The Southwest has many locations where there are remnants of native peoples who lived a millennium ago. I always wonder when visiting those sites what life would have been like in the environment and circumstances existing then. One of the days while in Flagstaff this last week we drove through and walked around in the Sunset Crater National Monument and Wupatki National Monument. They both are located just to the north of Flagstaff within 20 miles of each other. Sunset Crater is the site of a volcano cone which erupted almost exactly a millennium ago.
The Sunset Monument landscape is full of thousand year old lava flows and eroded cinder hills and arroyos which clearly show the effects of the eruption on the surrounding area. Information on site describes the discovery and excavation of homes of native people who lived in the area which were buried in the lava flow and ash. Twenty miles north from Sunset Crater the landscape descends in elevation, the pine trees disappear and vegetation changes to junipers, sage and brush of the high desert. The Wupatki National Monument located there was established in 1924 to protect the remnants of a number of native pueblo structures in the area.
Those who decide such things believe the pueblo ruins we see today were constructed just following the eruption of Sunset Volcano by those displaced by the eruption. Those looking for a new home found that the layer of ash from the volcano enriched the soil, retained scarce water and made the growing of their crops easier.
Free access is allowed the public to these ruins. There are rules about climbing the walls and removing stones, but otherwise the public can walk in and around up close to the structures to their hearts content.
The picture of the ruins below is the Wupatki pueblo ruins for which the National Monument is named. It is the largest of the ruins within the Monument. Experts believe as many as 100 people lived here within its walls in 1100 AD. The visitor center sits behind the camera. You can see an excavated round kiva used for spiritual ceremonies by the native people in the second photo. The smaller structure and kiva in the second photo adjoin the large structure in the top photo just 50 yards or so away.
The American Southwest is full of wide-open spaces. The climate is so arid in many places that development is essentially impossible. Those who study these ancient peoples believe the population of this area reached a peak in 1100 AD not matched before or since. Possibly several thousand people lived within a day’s walk of this ruin. The people who lived here then are named the Sinaguans by modern scholars. They believe by 1250 AD all of the pueblos in the area were abandoned – the native people moving on because climate change made the land unproductive for their crops.
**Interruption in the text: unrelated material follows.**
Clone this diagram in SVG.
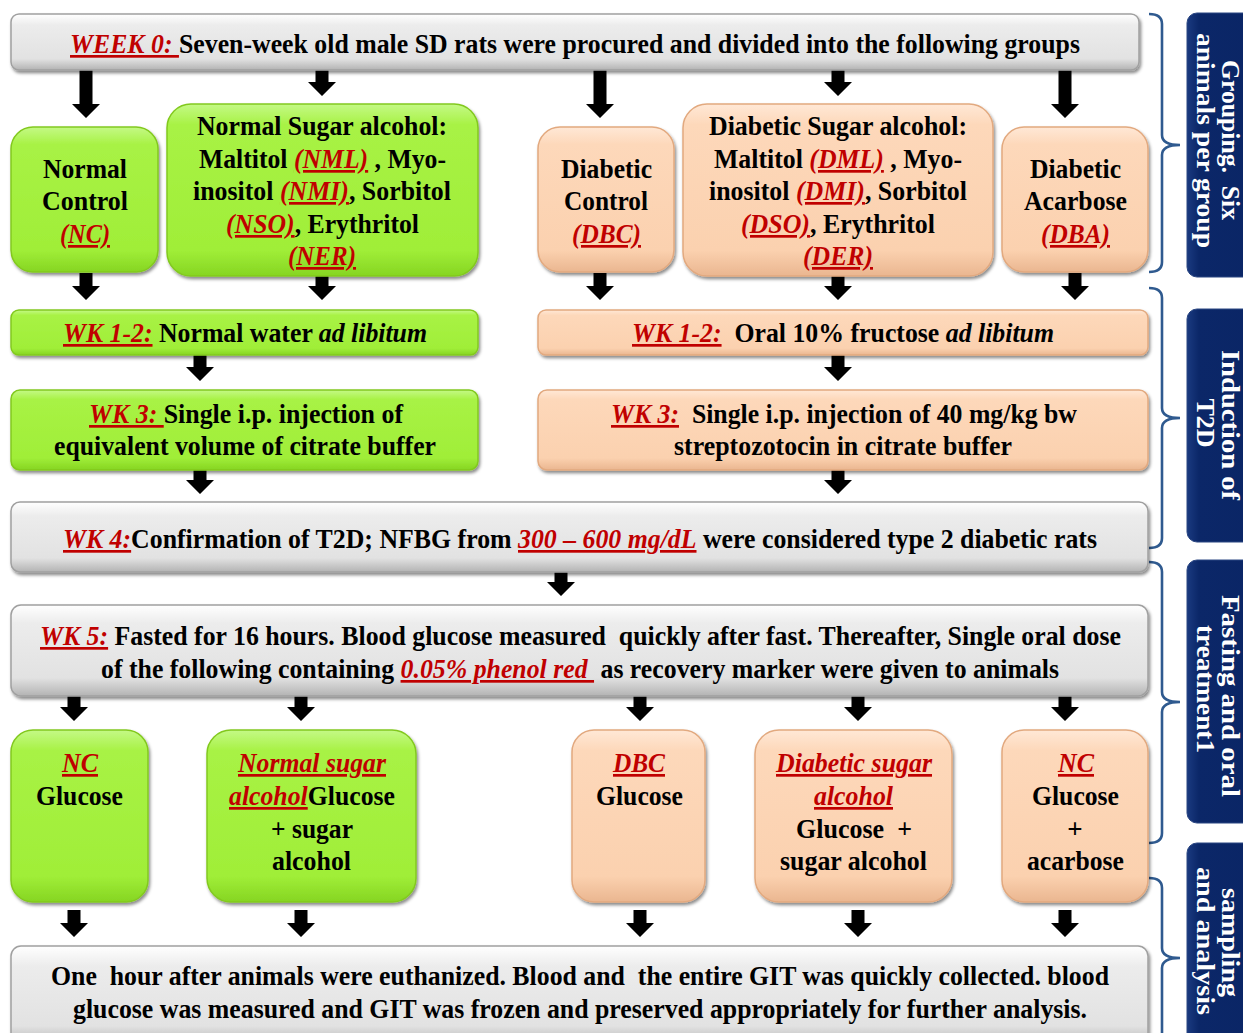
<svg xmlns="http://www.w3.org/2000/svg" width="1243" height="1033" viewBox="0 0 1243 1033">
<defs>
<linearGradient id="gGreen" x1="0" y1="0" x2="0" y2="1">
<stop offset="0" stop-color="#c4f986"/><stop offset="0.12" stop-color="#a8f245"/><stop offset="0.85" stop-color="#a0ee38"/><stop offset="1" stop-color="#86d522"/>
</linearGradient>
<linearGradient id="gPeach" x1="0" y1="0" x2="0" y2="1">
<stop offset="0" stop-color="#ffe8d6"/><stop offset="0.12" stop-color="#fdd8ba"/><stop offset="0.85" stop-color="#fbd1af"/><stop offset="1" stop-color="#eab690"/>
</linearGradient>
<linearGradient id="gGray" x1="0" y1="0" x2="0" y2="1">
<stop offset="0" stop-color="#ffffff"/><stop offset="0.2" stop-color="#ececec"/><stop offset="0.8" stop-color="#e2e2e2"/><stop offset="1" stop-color="#b3b3b3"/>
</linearGradient>
<linearGradient id="gNavy" x1="0" y1="0" x2="1" y2="0">
<stop offset="0" stop-color="#1a3a80"/><stop offset="0.15" stop-color="#0b2768"/><stop offset="1" stop-color="#0a2565"/>
</linearGradient>
<filter id="sh" x="-5%" y="-10%" width="110%" height="125%">
<feDropShadow dx="1.5" dy="2.5" stdDeviation="1.8" flood-color="#000" flood-opacity="0.45"/>
</filter>
</defs>
<style>
text{font-family:"Liberation Serif","Times New Roman",serif;font-weight:bold;font-size:27px;fill:#000}
.r{fill:#c00000;font-style:italic;text-decoration:underline}
.i{font-style:italic}
.lab{fill:#fff;font-size:26px}
.green{fill:url(#gGreen);stroke:#82c91f;stroke-width:1.5;filter:url(#sh)}
.peach{fill:url(#gPeach);stroke:#e2a97f;stroke-width:1.5;filter:url(#sh)}
.gray{fill:url(#gGray);stroke:#a0a0a0;stroke-width:1.5;filter:url(#sh)}
.navy{fill:url(#gNavy);stroke:#2a4682;stroke-width:1}
.arrow{fill:#000}
.br{fill:none;stroke:#2f5a8f;stroke-width:2.6}
</style>
<rect width="1243" height="1033" fill="#fff"/>

<g id="connectors">
<path class="arrow" d="M79.5 70H92.5V104H100L86 118L72 104H79.5Z"/>
<path class="arrow" d="M315.5 70H328.5V82H336L322 96L308 82H315.5Z"/>
<path class="arrow" d="M593.5 70H606.5V104H614L600 118L586 104H593.5Z"/>
<path class="arrow" d="M831.5 70H844.5V82H852L838 96L824 82H831.5Z"/>
<path class="arrow" d="M1058.5 70H1071.5V104H1079L1065 118L1051 104H1058.5Z"/>
<path class="arrow" d="M79.5 273H92.5V286H100L86 300L72 286H79.5Z"/>
<path class="arrow" d="M315.5 276H328.5V286H336L322 300L308 286H315.5Z"/>
<path class="arrow" d="M593.5 273H606.5V286H614L600 300L586 286H593.5Z"/>
<path class="arrow" d="M831.5 276H844.5V286H852L838 300L824 286H831.5Z"/>
<path class="arrow" d="M1068.5 273H1081.5V286H1089L1075 300L1061 286H1068.5Z"/>
<path class="arrow" d="M193.5 355H206.5V367H214L200 381L186 367H193.5Z"/>
<path class="arrow" d="M831.5 355H844.5V367H852L838 381L824 367H831.5Z"/>
<path class="arrow" d="M193.5 470H206.5V480H214L200 494L186 480H193.5Z"/>
<path class="arrow" d="M831.5 470H844.5V480H852L838 494L824 480H831.5Z"/>
<path class="arrow" d="M554.5 572H567.5V582H575L561 596L547 582H554.5Z"/>
<path class="arrow" d="M67.5 696H80.5V707H88L74 721L60 707H67.5Z"/>
<path class="arrow" d="M294.5 696H307.5V707H315L301 721L287 707H294.5Z"/>
<path class="arrow" d="M633.5 696H646.5V707H654L640 721L626 707H633.5Z"/>
<path class="arrow" d="M851.5 696H864.5V707H872L858 721L844 707H851.5Z"/>
<path class="arrow" d="M1058.5 696H1071.5V707H1079L1065 721L1051 707H1058.5Z"/>
<path class="arrow" d="M67.5 910H80.5V923H88L74 937L60 923H67.5Z"/>
<path class="arrow" d="M294.5 910H307.5V923H315L301 937L287 923H294.5Z"/>
<path class="arrow" d="M633.5 910H646.5V923H654L640 937L626 923H633.5Z"/>
<path class="arrow" d="M851.5 910H864.5V923H872L858 937L844 923H851.5Z"/>
<path class="arrow" d="M1058.5 910H1071.5V923H1079L1065 937L1051 923H1058.5Z"/>
</g>

<g id="brackets">
<path class="br" d="M1149 14Q1162 14 1162 24V135Q1162 145 1180 145Q1162 145 1162 155V262Q1162 272 1149 272"/>
<path class="br" d="M1149 288Q1162 288 1162 298V408Q1162 418 1180 418Q1162 418 1162 428V538Q1162 548 1149 548"/>
<path class="br" d="M1149 562Q1162 562 1162 572V692Q1162 702 1180 702Q1162 702 1162 712V833Q1162 843 1149 843"/>
<path class="br" d="M1149 878Q1162 878 1162 888V948Q1162 958 1180 958Q1162 958 1162 968V1040"/>
</g>

<g id="week0">
<rect class="gray" x="11" y="14" width="1128" height="56" rx="8"/>
<text x="70" y="53" textLength="1010" lengthAdjust="spacingAndGlyphs" xml:space="preserve"><tspan class="r">WEEK 0: </tspan>Seven-week old male SD rats were procured and divided into the following groups</text>
</g>

<g id="nc">
<rect class="green" x="11" y="127" width="147" height="145" rx="22"/>
<text x="43" y="178" textLength="84" lengthAdjust="spacingAndGlyphs">Normal</text>
<text x="42" y="210" textLength="86" lengthAdjust="spacingAndGlyphs">Control</text>
<text x="60" y="243" textLength="50" lengthAdjust="spacingAndGlyphs"><tspan class="r">(NC)</tspan></text>
</g>

<g id="nsa">
<rect class="green" x="167" y="104" width="311" height="172" rx="24"/>
<text x="197" y="135" textLength="250" lengthAdjust="spacingAndGlyphs">Normal Sugar alcohol:</text>
<text x="199" y="168" textLength="247" lengthAdjust="spacingAndGlyphs">Maltitol <tspan class="r">(NML)</tspan> , Myo-</text>
<text x="193" y="200" textLength="258" lengthAdjust="spacingAndGlyphs">inositol <tspan class="r">(NMI)</tspan>, Sorbitol</text>
<text x="226" y="233" textLength="193" lengthAdjust="spacingAndGlyphs"><tspan class="r">(NSO)</tspan>, Erythritol</text>
<text x="288" y="265" textLength="68" lengthAdjust="spacingAndGlyphs"><tspan class="r">(NER)</tspan></text>
</g>

<g id="dbc">
<rect class="peach" x="538" y="127" width="136" height="145" rx="22"/>
<text x="561" y="178" textLength="91" lengthAdjust="spacingAndGlyphs">Diabetic</text>
<text x="564" y="210" textLength="84" lengthAdjust="spacingAndGlyphs">Control</text>
<text x="572" y="243" textLength="69" lengthAdjust="spacingAndGlyphs"><tspan class="r">(DBC)</tspan></text>
</g>

<g id="dsa">
<rect class="peach" x="683" y="104" width="310" height="172" rx="24"/>
<text x="709" y="135" textLength="258" lengthAdjust="spacingAndGlyphs">Diabetic Sugar alcohol:</text>
<text x="714" y="168" textLength="248" lengthAdjust="spacingAndGlyphs">Maltitol <tspan class="r">(DML)</tspan> , Myo-</text>
<text x="709" y="200" textLength="258" lengthAdjust="spacingAndGlyphs">inositol <tspan class="r">(DMI)</tspan>, Sorbitol</text>
<text x="741" y="233" textLength="194" lengthAdjust="spacingAndGlyphs"><tspan class="r">(DSO)</tspan>, Erythritol</text>
<text x="803" y="265" textLength="70" lengthAdjust="spacingAndGlyphs"><tspan class="r">(DER)</tspan></text>
</g>

<g id="dba">
<rect class="peach" x="1002" y="127" width="146" height="145" rx="22"/>
<text x="1030" y="178" textLength="91" lengthAdjust="spacingAndGlyphs">Diabetic</text>
<text x="1024" y="210" textLength="103" lengthAdjust="spacingAndGlyphs">Acarbose</text>
<text x="1041" y="243" textLength="69" lengthAdjust="spacingAndGlyphs"><tspan class="r">(DBA)</tspan></text>
</g>

<g id="wk12-normal">
<rect class="green" x="11" y="310" width="467" height="45" rx="8"/>
<text x="63" y="342" textLength="364" lengthAdjust="spacingAndGlyphs"><tspan class="r">WK 1-2:</tspan> Normal water <tspan class="i">ad libitum</tspan></text>
</g>

<g id="wk12-diabetic">
<rect class="peach" x="538" y="310" width="610" height="45" rx="8"/>
<text x="632" y="342" textLength="422" lengthAdjust="spacingAndGlyphs" xml:space="preserve"><tspan class="r">WK 1-2:</tspan>  Oral 10% fructose <tspan class="i">ad libitum</tspan></text>
</g>

<g id="wk3-normal">
<rect class="green" x="11" y="390" width="467" height="80" rx="9"/>
<text x="89" y="423" textLength="314" lengthAdjust="spacingAndGlyphs" xml:space="preserve"><tspan class="r">WK 3: </tspan>Single i.p. injection of</text>
<text x="54" y="455" textLength="382" lengthAdjust="spacingAndGlyphs">equivalent volume of citrate buffer</text>
</g>

<g id="wk3-diabetic">
<rect class="peach" x="538" y="390" width="610" height="80" rx="9"/>
<text x="611" y="423" textLength="466" lengthAdjust="spacingAndGlyphs" xml:space="preserve"><tspan class="r">WK 3:</tspan>  Single i.p. injection of 40 mg/kg bw</text>
<text x="674" y="455" textLength="338" lengthAdjust="spacingAndGlyphs">streptozotocin in citrate buffer</text>
</g>

<g id="wk4">
<rect class="gray" x="11" y="502" width="1137" height="70" rx="9"/>
<text x="63" y="548" textLength="1034" lengthAdjust="spacingAndGlyphs"><tspan class="r">WK 4:</tspan>Confirmation of T2D; NFBG from <tspan class="r">300 – 600 mg/dL</tspan> were considered type 2 diabetic rats</text>
</g>

<g id="wk5">
<rect class="gray" x="11" y="605" width="1137" height="91" rx="10"/>
<text x="40" y="645" textLength="1081" lengthAdjust="spacingAndGlyphs" xml:space="preserve"><tspan class="r">WK 5:</tspan> Fasted for 16 hours. Blood glucose measured  quickly after fast. Thereafter, Single oral dose</text>
<text x="101" y="678" textLength="958" lengthAdjust="spacingAndGlyphs" xml:space="preserve">of the following containing <tspan class="r">0.05% phenol red </tspan> as recovery marker were given to animals</text>
</g>

<g id="nc-glucose">
<rect class="green" x="11" y="730" width="137" height="172" rx="22"/>
<text x="62" y="772" textLength="36" lengthAdjust="spacingAndGlyphs"><tspan class="r">NC</tspan></text>
<text x="36" y="805" textLength="87" lengthAdjust="spacingAndGlyphs">Glucose</text>
</g>

<g id="nsa-glucose">
<rect class="green" x="207" y="730" width="209" height="172" rx="24"/>
<text x="238" y="772" textLength="148" lengthAdjust="spacingAndGlyphs"><tspan class="r">Normal sugar</tspan></text>
<text x="229" y="805" textLength="166" lengthAdjust="spacingAndGlyphs"><tspan class="r">alcohol</tspan>Glucose</text>
<text x="271" y="838" textLength="82" lengthAdjust="spacingAndGlyphs">+ sugar</text>
<text x="272" y="870" textLength="79" lengthAdjust="spacingAndGlyphs">alcohol</text>
</g>

<g id="dbc-glucose">
<rect class="peach" x="572" y="730" width="133" height="172" rx="22"/>
<text x="613" y="772" textLength="52" lengthAdjust="spacingAndGlyphs"><tspan class="r">DBC</tspan></text>
<text x="596" y="805" textLength="87" lengthAdjust="spacingAndGlyphs">Glucose</text>
</g>

<g id="dsa-glucose">
<rect class="peach" x="755" y="730" width="197" height="172" rx="24"/>
<text x="776" y="772" textLength="156" lengthAdjust="spacingAndGlyphs"><tspan class="r">Diabetic sugar</tspan></text>
<text x="814" y="805" textLength="79" lengthAdjust="spacingAndGlyphs"><tspan class="r">alcohol</tspan></text>
<text x="796" y="838" textLength="116" lengthAdjust="spacingAndGlyphs" xml:space="preserve">Glucose  +</text>
<text x="780" y="870" textLength="147" lengthAdjust="spacingAndGlyphs">sugar alcohol</text>
</g>

<g id="nc-acarbose">
<rect class="peach" x="1002" y="730" width="146" height="172" rx="22"/>
<text x="1058" y="772" textLength="36" lengthAdjust="spacingAndGlyphs"><tspan class="r">NC</tspan></text>
<text x="1032" y="805" textLength="87" lengthAdjust="spacingAndGlyphs">Glucose</text>
<text x="1075" y="838" text-anchor="middle">+</text>
<text x="1027" y="870" textLength="97" lengthAdjust="spacingAndGlyphs">acarbose</text>
</g>

<g id="final">
<rect class="gray" x="11" y="946" width="1137" height="100" rx="10"/>
<text x="51" y="985" textLength="1058" lengthAdjust="spacingAndGlyphs" xml:space="preserve">One  hour after animals were euthanized. Blood and  the entire GIT was quickly collected. blood</text>
<text x="73" y="1018" textLength="1014" lengthAdjust="spacingAndGlyphs">glucose was measured and GIT was frozen and preserved appropriately for further analysis.</text>
</g>

<g id="label-grouping">
<rect class="navy" x="1187" y="13" width="80" height="264" rx="10"/>
<text class="lab" transform="translate(1222 60) rotate(90)" textLength="160" lengthAdjust="spacingAndGlyphs" xml:space="preserve">Grouping.  Six</text>
<text class="lab" transform="translate(1197 33) rotate(90)" textLength="215" lengthAdjust="spacingAndGlyphs">animals per group</text>
</g>

<g id="label-induction">
<rect class="navy" x="1187" y="309" width="80" height="233" rx="10"/>
<text class="lab" transform="translate(1222 350) rotate(90)" textLength="150" lengthAdjust="spacingAndGlyphs">Induction of</text>
<text class="lab" transform="translate(1197 423) rotate(90)" text-anchor="middle">T2D</text>
</g>

<g id="label-fasting">
<rect class="navy" x="1187" y="560" width="80" height="263" rx="10"/>
<text class="lab" transform="translate(1222 595) rotate(90)" textLength="202" lengthAdjust="spacingAndGlyphs">Fasting and oral</text>
<text class="lab" transform="translate(1197 625) rotate(90)" textLength="128" lengthAdjust="spacingAndGlyphs">treatment1</text>
</g>

<g id="label-sampling">
<rect class="navy" x="1187" y="843" width="80" height="210" rx="10"/>
<text class="lab" transform="translate(1222 888) rotate(90)" textLength="109" lengthAdjust="spacingAndGlyphs">sampling</text>
<text class="lab" transform="translate(1197 867) rotate(90)" textLength="148" lengthAdjust="spacingAndGlyphs">and analysis</text>
</g>
</svg>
The photo below was taken near the western boundary of the Wupatki Monument. It looks out toward the northeast across the Monument and across the painted desert beyond – there’s not many tall buildings to be seen, is there? I can’t help but imagine what it might have been like living a millennium ago out in this desolation – my family and several others living in one of these pueblos that we had built. We spend our days caring for simple crops which along with those animals we hunt make possible our existence. We have children – maybe we live long enough to have grandchildren. I’m sure that we love and care for family in the same way we know today. I’m sure we would laugh, and tell stories, maybe sing a few songs, maybe we would dream and plan for better days, we would mourn the passing of loved ones and maybe weep just as we do today. Scholars tell us the native cultures believed in a God. Solomon wrote 3,000 years ago in Ecclesiastes 3 that God “set eternity in the human heart”. I don’t know what their religion taught about life after death, but I can’t help but think they would contemplate it just as we do. Would life have been simpler than today – probably – no Android phones or automobile GPS screens to figure out.
Solomon is often quoted in Ecclesiastes 3,
“There is a time for everything, and a season for every activity under the heavens: a time to be born and a time to die, a time to plant and a time to uproot, …., a time to tear down and a time to build, …., a time to scatter stones and a time to gather them,….”
You remember those words that Pete Seeger put to music in the late 50s and that the Byrds made a pop hit out of at about the time I turned 18 years old. Solomon goes on in Ecclesiastes 3 to make a statement about life that we don’t remember so well. He says,
“I know that there is nothing better for people than to be happy and to do good while they live. That each of them may eat and drink, and find satisfaction in all their toil—this is the gift of God…. Whatever is has already been, and what will be has been before; and God will call the past to account.”
Solomon’s description of the nature of life written three millenniums ago remains amazingly relevant today. Though neither Solomon or the Sinaguans had to deal with an Android phone, their life like ours, was centered on finding satisfaction in all their toil. There is still nothing better for us in a modern world than to be a people who find happiness and do good while we live. We do well when we learn that life is a gift from a God who hopes we learn contentment in simple things – a pueblo built by stacking rocks, food and clothing provided by our toil, time at the end of the day to understand and accept our purpose, and time now and again to reflect on the hope of an eternity that He put in our hearts. A thousand years ago the natives a few miles north of what is now Flagstaff found a reason in life to gather and stack stones – within a couple centuries after they began life there natural forces began the process of scattering those same stones. A thousand years from now people may find traces of our existence. If they are wise, they will still be reading Solomon and they will accept the simplicity and contentment of an understanding that life abides in people “finding satisfaction in all their toil” and accepting that, “whatever is has already been, and what will be has been before”.